Behold Zion National Park in its Silent Winter Glory
Welcome to stately Zion National Park... sitting in relative solitude. Gone are the summer crowds waiting for shuttle buses in the high desert heat radiating off the canyon walls. The valley instead is teeming with wildlife and a cacophony of nature’s voices reverberating from the gelid, riparian floor past the sonorous chains rising to a divine pinnacle above.
Take a hike to Scout Lookout or Observation Point, carefully avoiding any icy trails or sections. Scout Lookout gets you within a stone's throw of the famed Angel's Landing, minus the challenging final section, which is even more dangerous to hike in winter (and as of 2022, requires a permit). Then, have a close-up look at the Virgin River and the famous Zion Narrows on the Riverside Walkway. The Narrows are a refreshing hike in the summer but, unless you’ve rented insulated waders in Springdale, you probably won't be in the mood to get wet in the winter. So, just observe from the paved path and dry shoreline.
Where to Stay
Tips for Travel
Temperatures in Zion vary wildly based on whether you're in the sun in midday or in the shadow of the park's deep canyon walls in the mornings or late afternoons. Bring more layers than you'll expect, hiking boots or sturdy shoes, spikes and trekking poles to help prevent slipping on wet, icy or uneven trails. Never attempt a steep or exposed trail if the surface is slick (and assume in winter that it is), and watch for overhead ice and rocks.
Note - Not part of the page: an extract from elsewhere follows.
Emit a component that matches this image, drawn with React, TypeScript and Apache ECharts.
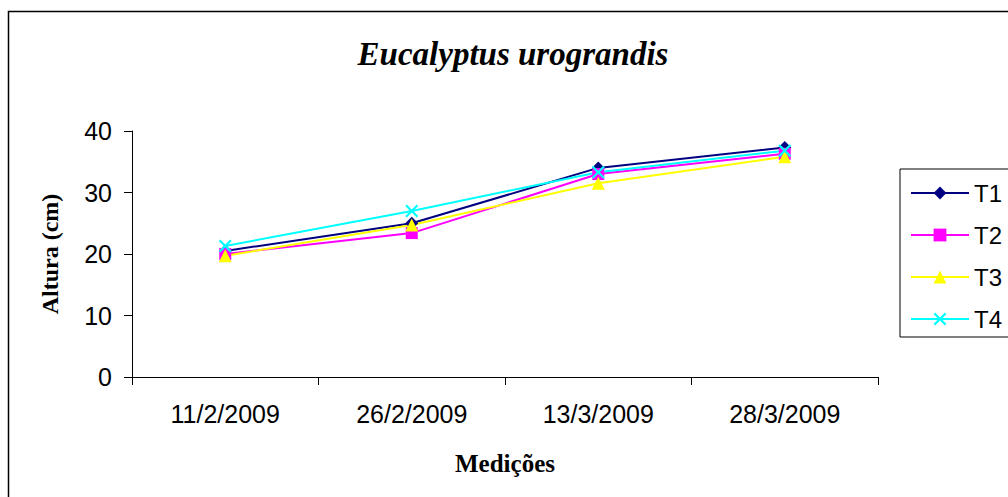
import React, { useEffect, useRef } from "react";
import * as echarts from "echarts";

const categories = ["11/2/2009", "26/2/2009", "13/3/2009", "28/3/2009"];
const seriesNames = ["T1", "T2", "T3", "T4"];
const t1 = [20.5, 25.0, 34.0, 37.3];
const t2 = [20.0, 23.4, 33.0, 36.3];
const t3 = [19.7, 24.7, 31.5, 35.8];
const t4 = [21.3, 27.0, 33.3, 36.8];
const yTicks = [0, 10, 20, 30, 40];

const colors = ["#000080", "#FF00FF", "#FFFF00", "#00FFFF"];
const crossPath =
  "path://M0,1.2 L1.2,0 L5,3.8 L8.8,0 L10,1.2 L6.2,5 L10,8.8 L8.8,10 L5,6.2 L1.2,10 L0,8.8 L3.8,5 Z";
const symbols = ["diamond", "rect", "triangle", crossPath];
const symbolSizes = [13, 12, 13, 13];

export default function App() {
  const ref = useRef<HTMLDivElement>(null);
  useEffect(() => {
    if (!ref.current) return;
    const chart = echarts.init(ref.current, null, { renderer: "svg" });
    const data = [t1, t2, t3, t4];
    const tickFont = {
      fontFamily: "'Liberation Sans', Arial, sans-serif",
      fontSize: 25,
      color: "#000",
    };
    chart.setOption({
      animation: false,
      backgroundColor: "#fff",
      title: {
        text: "Eucalyptus urograndis",
        left: 508,
        textAlign: "center",
        top: 32,
        textStyle: {
          fontFamily: "'Liberation Serif', 'Times New Roman', serif",
          fontStyle: "italic",
          fontWeight: "bold",
          fontSize: 33,
          color: "#000",
        },
      },
      graphic: [
        {
          type: "rect",
          shape: { x: 8.5, y: 11.5, width: 1010, height: 500 },
          style: { fill: "none", stroke: "#000", lineWidth: 1.5 },
          silent: true,
          z: -1,
        },
      ],
      legend: {
        orient: "vertical",
        left: 900,
        top: 169,
        padding: [12, 10, 6, 10],
        itemGap: 18,
        itemWidth: 58,
        itemHeight: 16,
        borderColor: "#000",
        borderWidth: 1,
        textStyle: { ...tickFont, fontSize: 24, lineHeight: 24, padding: [0, 0, 0, 0] },
        data: seriesNames,
      },
      grid: { left: 132, right: 130, top: 131, bottom: 120 },
      xAxis: {
        type: "category",
        data: categories,
        boundaryGap: true,
        name: "Medições",
        nameLocation: "middle",
        nameGap: 74,
        nameTextStyle: {
          fontFamily: "'Liberation Serif', 'Times New Roman', serif",
          fontWeight: "bold",
          fontSize: 25,
          color: "#000",
        },
        axisLine: { lineStyle: { color: "#000", width: 1 } },
        axisTick: { show: true, length: 8, alignWithLabel: false, lineStyle: { color: "#000" } },
        axisLabel: { ...tickFont, margin: 24 },
        splitLine: { show: false },
      },
      yAxis: {
        type: "value",
        min: yTicks[0],
        max: yTicks[yTicks.length - 1],
        interval: 10,
        name: "Altura (cm)",
        nameLocation: "middle",
        nameRotate: 90,
        nameGap: 70,
        nameTextStyle: {
          fontFamily: "'Liberation Serif', 'Times New Roman', serif",
          fontWeight: "bold",
          fontSize: 24,
          color: "#000",
        },
        axisLine: { show: true, lineStyle: { color: "#000", width: 1 } },
        axisTick: { show: true, length: 8, lineStyle: { color: "#000" } },
        axisLabel: { ...tickFont, margin: 20 },
        splitLine: { show: false },
      },
      series: seriesNames.map((name, i) => ({
        name,
        type: "line",
        data: data[i],
        symbol: symbols[i],
        symbolSize: symbolSizes[i],
        showAllSymbol: true,
        lineStyle: { color: colors[i], width: 2 },
        itemStyle: { color: colors[i], borderWidth: 0 },
        emphasis: { disabled: true },
      })),
    });
    return () => chart.dispose();
  }, []);
  return (
    <div
      ref={ref}
      style={{ position: "fixed", left: 0, top: 0, width: 1008, height: 497 }}
    />
  );
}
Petrified Sand Dunes, Desert Art and Magic
- Explore Snow Canyon State Park
- Explore Red Cliffs Desert Reserve
- Wander the Kayenta Artist's Village
Descend from the sky-high canyon walls of Zion to the sunny St. George area, where temperatures hover around the mid-50s even in mid-winter. (Hey, it isn't balmy, but it's a pleasant novelty after skiing four days ago.) One of the best ways to get to know St. George is to venture into Snow Canyon State Park, which lies within the greater Red Cliffs Desert Reserve, a gem amid a gorgeous landscape. There are several exceptional hiking trails and paths, plus a long, paved bike path. The Petrified Sand Dunes are a favorite winter walk, with sweeping views of the greater canyon surrounding you.
Around mid-day, check out the Southwestern and Native American art galleries in nearby Kayenta Artists' Village, which doubles as an excellent lunch spot. You can also reserve a tee time at one of the area’s many golf courses. With its mild weather, St. George is a beloved winter oasis for Utahns, who come down from Salt Lake in the cooler months to enjoy a few rounds on the links or mountain bike trails. (Similar to Palm Springs, temperatures in St. George exceed 100°F in summer.)
Where to Stay
The Advenire Hotel as well as many chain hotels in St. George provide a variety of options for travelers. In nearby Ivins, Red Mountain Resort, provides more on-site amenities You can also reserve an entire home or condo through one of the many online apps.
Tips for Travel
In sunny St. George, you aren’t far from snow-capped mountains but feel like you’re a world away. Close your eyes, tilt your face to the sun and take a deep breath. You’ve discovered the magic of Utah. (Don’t forget to bring your sunscreen.)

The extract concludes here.